# WORK TO COMPLETE
Beginning with the first line, set down every line through the one containing "import plotly.graph_objects as go", exactly as it appears, but not the pictures.

-- START --

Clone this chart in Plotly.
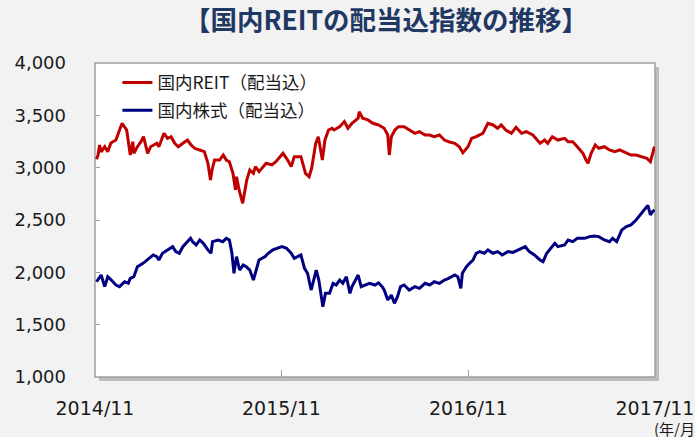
import plotly.graph_objects as go

reit_dates = [
    "2014-11-04","2014-11-07","2014-11-10","2014-11-13","2014-11-20","2014-11-26","2014-12-02","2014-12-12",
    "2014-12-19","2014-12-24","2015-01-02","2015-01-06","2015-01-09","2015-01-14","2015-01-16","2015-01-23",
    "2015-01-30","2015-02-04","2015-02-09","2015-02-12","2015-02-18","2015-03-02","2015-03-06","2015-03-16",
    "2015-03-23","2015-03-30","2015-04-06","2015-04-13","2015-04-22","2015-05-01","2015-05-08","2015-05-15",
    "2015-05-25","2015-06-03","2015-06-10","2015-06-15","2015-06-18","2015-06-23","2015-07-03","2015-07-10",
    "2015-07-16","2015-07-22","2015-07-29","2015-08-03","2015-08-05","2015-08-10","2015-08-17","2015-08-21",
    "2015-08-25","2015-08-31","2015-09-07","2015-09-11","2015-09-18","2015-10-02","2015-10-13","2015-10-21",
    "2015-11-04","2015-11-13","2015-11-20","2015-11-26","2015-12-09","2015-12-18","2015-12-25","2015-12-30",
    "2016-01-07","2016-01-12","2016-01-15","2016-01-20","2016-01-25","2016-02-01","2016-02-08","2016-02-12",
    "2016-02-23","2016-03-03","2016-03-10","2016-03-18","2016-03-30","2016-04-01","2016-04-08","2016-04-18",
    "2016-04-28","2016-05-09","2016-05-20","2016-05-27","2016-05-30","2016-06-03","2016-06-10","2016-06-17",
    "2016-06-28","2016-07-08","2016-07-19","2016-07-28","2016-08-08","2016-08-17","2016-08-26","2016-09-05",
    "2016-09-15","2016-09-23","2016-10-05","2016-10-14","2016-10-21","2016-10-31","2016-11-07","2016-11-16",
    "2016-11-29","2016-12-09","2016-12-19","2016-12-28","2017-01-04","2017-01-13","2017-01-24","2017-02-02",
    "2017-02-13","2017-02-22","2017-03-07","2017-03-21","2017-03-30","2017-04-05","2017-04-14","2017-04-25",
    "2017-05-08","2017-05-15","2017-05-24","2017-06-02","2017-06-13","2017-06-19","2017-06-23","2017-06-29",
    "2017-07-07","2017-07-14","2017-07-25","2017-08-04","2017-08-14","2017-08-24","2017-09-06","2017-09-15",
    "2017-09-25","2017-10-05","2017-10-16","2017-10-23","2017-10-27","2017-10-31",
]
reit_values = [
    3080,3121,3217,3150,3200,3153,3236,3264,
    3360,3424,3360,3236,3121,3248,3137,3200,
    3248,3296,3200,3137,3200,3233,3200,3328,
    3280,3296,3233,3200,3233,3264,3217,3185,
    3169,3153,3042,2882,2978,3073,3073,3121,
    3073,3057,2946,2787,2914,2787,2660,2787,
    2882,2978,2946,3010,2962,3042,3026,3057,
    3137,3073,3010,3105,3105,2946,2914,2994,
    3233,3296,3200,3073,3264,3360,3376,3360,
    3392,3440,3376,3424,3472,3535,3472,3456,
    3424,3408,3376,3312,3121,3296,3360,3392,
    3392,3360,3328,3344,3312,3312,3296,3312,
    3264,3248,3233,3200,3143,3200,3280,3296,
    3328,3424,3408,3376,3408,3360,3328,3385,
    3328,3344,3312,3233,3264,3233,3296,3264,
    3280,3248,3248,3200,3137,3073,3042,3137,
    3217,3185,3200,3169,3153,3169,3137,3121,
    3121,3105,3089,3057,3121,3200,
]

stock_dates = [
    "2014-11-04","2014-11-10","2014-11-13","2014-11-20","2014-11-26","2014-12-03","2014-12-12","2014-12-19",
    "2014-12-29","2015-01-05","2015-01-09","2015-01-16","2015-01-23","2015-02-03","2015-02-12","2015-02-23",
    "2015-03-02","2015-03-06","2015-03-13","2015-03-23","2015-04-02","2015-04-08","2015-04-15","2015-04-22",
    "2015-04-28","2015-05-07","2015-05-11","2015-05-18","2015-05-25","2015-06-01","2015-06-10","2015-06-16",
    "2015-06-19","2015-06-30","2015-07-09","2015-07-16","2015-07-22","2015-07-27","2015-07-31","2015-08-05",
    "2015-08-11","2015-08-18","2015-08-24","2015-08-31","2015-09-07","2015-09-14","2015-09-18","2015-09-30",
    "2015-10-06","2015-10-15","2015-10-26","2015-11-02","2015-11-11","2015-11-20","2015-11-26","2015-12-03",
    "2015-12-09","2015-12-16","2015-12-22","2015-12-29","2016-01-05","2016-01-08","2016-01-13","2016-01-18",
    "2016-01-21","2016-01-26","2016-02-03","2016-02-10","2016-02-16","2016-02-23","2016-02-29","2016-03-07",
    "2016-03-14","2016-03-18","2016-03-30","2016-04-05","2016-04-12","2016-04-21","2016-05-02","2016-05-09",
    "2016-05-16","2016-05-20","2016-05-27","2016-06-03","2016-06-09","2016-06-15","2016-06-21","2016-06-28",
    "2016-07-08","2016-07-19","2016-07-28","2016-08-08","2016-08-17","2016-08-26","2016-09-05","2016-09-15",
    "2016-09-23","2016-10-05","2016-10-11","2016-10-17","2016-10-20","2016-10-28","2016-11-03","2016-11-10",
    "2016-11-16","2016-11-23","2016-12-02","2016-12-09","2016-12-19","2016-12-28","2017-01-06","2017-01-17",
    "2017-01-27","2017-02-06","2017-02-20","2017-02-28","2017-03-10","2017-03-21","2017-03-27","2017-04-03",
    "2017-04-12","2017-04-19","2017-04-25","2017-05-08","2017-05-15","2017-05-24","2017-06-02","2017-06-16",
    "2017-06-26","2017-07-05","2017-07-14","2017-07-25","2017-08-04","2017-08-10","2017-08-18","2017-08-28",
    "2017-09-06","2017-09-15","2017-09-25","2017-10-05","2017-10-11","2017-10-18","2017-10-23","2017-10-27",
    "2017-10-31",
]
stock_values = [
    1910,1958,1974,1863,1958,1926,1879,1863,
    1910,1895,1942,1958,2054,2086,2118,2166,
    2150,2118,2182,2214,2245,2198,2182,2245,
    2277,2325,2293,2261,2309,2277,2214,2182,
    2293,2309,2293,2325,2309,2182,1991,2150,
    2022,2070,2054,2022,1926,2054,2118,2150,
    2182,2214,2230,2245,2230,2182,2134,2150,
    2166,2038,1991,1831,1958,2022,1926,1767,
    1672,1799,1799,1895,1879,1926,1895,1958,
    1799,1863,1974,1863,1879,1895,1879,1900,
    1863,1831,1736,1783,1704,1767,1863,1879,
    1831,1863,1847,1895,1879,1910,1895,1926,
    1942,1974,1958,1847,1991,2054,2086,2118,
    2182,2198,2182,2214,2182,2198,2166,2198,
    2190,2214,2245,2198,2166,2118,2102,2182,
    2230,2277,2245,2261,2309,2293,2325,2325,
    2341,2348,2341,2309,2293,2325,2293,2405,
    2437,2453,2500,2564,2596,2640,2548,2580,
    2596,
]

y_ticks = [1000, 1500, 2000, 2500, 3000, 3500, 4000]
y_tick_labels = ["1,000", "1,500", "2,000", "2,500", "3,000", "3,500", "4,000"]
series_names = ["国内REIT（配当込）", "国内株式（配当込）"]
title_text = "【国内REITの配当込指数の推移】"

fig = go.Figure()
fig.add_trace(go.Scatter(x=reit_dates, y=reit_values, mode="lines", name=series_names[0],
                         legendgroup="a", line=dict(color="#c00000", width=3)))
fig.add_trace(go.Scatter(x=stock_dates, y=stock_values, mode="lines", name=series_names[1],
                         legendgroup="b", line=dict(color="#000080", width=3)))

W, H = 695, 437
L, R, T, B = 95, 40, 63, 60
pw, ph = W - L - R, H - T - B

fig.update_layout(
    width=W, height=H,
    margin=dict(l=L, r=R, t=T, b=B, autoexpand=False),
    paper_bgcolor="#f2f2f2",
    plot_bgcolor="rgba(0,0,0,0)",
    title=dict(text="<b>" + title_text + "</b>", x=386 / W, xanchor="center",
               y=1 - 21 / H, yanchor="middle", automargin=False,
               font=dict(family="Noto Sans CJK JP", size=26.5, color="#1f3864")),
    showlegend=True,
    legend=dict(x=0.04, y=0.995, xanchor="left", yanchor="top", bgcolor="rgba(0,0,0,0)",
                font=dict(family="Noto Sans CJK JP", size=17.5, color="#1a1a1a"),
                traceorder="grouped", tracegroupgap=2),
    shapes=[
        dict(type="rect", xref="paper", yref="paper", x0=4 / pw, x1=1 + 4 / pw, y0=-4 / ph, y1=1 - 4 / ph,
             fillcolor="#bdbdbd", line=dict(width=0), layer="below"),
        dict(type="rect", xref="paper", yref="paper", x0=0, x1=1, y0=0, y1=1,
             fillcolor="white", line=dict(color="#a0a0a0", width=1.5), layer="below"),
    ],
)
fig.update_xaxes(range=["2014-11-01", "2017-11-01"], tick0="2014-11-01", dtick="M12",
                 tickformat="%Y/%m", ticks="inside", ticklen=7, tickcolor="#a0a0a0",
                 showgrid=False, zeroline=False, showline=False, ticklabelstandoff=18,
                 automargin=False,
                 tickfont=dict(family="DejaVu Sans", size=19, color="#1a1a1a"))
fig.update_yaxes(range=[1000, 4000], tickvals=y_ticks, ticktext=y_tick_labels,
                 ticks="inside", ticklen=5, tickcolor="#a0a0a0",
                 showgrid=False, zeroline=False, showline=False, ticklabelstandoff=28,
                 automargin=False,
                 tickfont=dict(family="DejaVu Sans", size=18, color="#1a1a1a"))
fig.add_annotation(text="(年/月)", xref="paper", yref="paper", x=(652 - L) / pw, y=-(428 - (T + ph)) / ph,
                   xanchor="left", yanchor="middle", showarrow=False,
                   font=dict(family="Noto Sans CJK JP", size=15, color="#1a1a1a"))

fig.write_html("out.html", config={"displayModeBar": False})

with open("out.html", "r", encoding="utf-8") as f:
    html = f.read()
html = html.replace("<head>", "<head><style>html,body{margin:0;padding:0;background:#f2f2f2;overflow:hidden;}</style>", 1)
with open("out.html", "w", encoding="utf-8") as f:
    f.write(html)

-- END --

# EXERCISE ANSWER
Clone this chart in Plotly.
import plotly.graph_objects as go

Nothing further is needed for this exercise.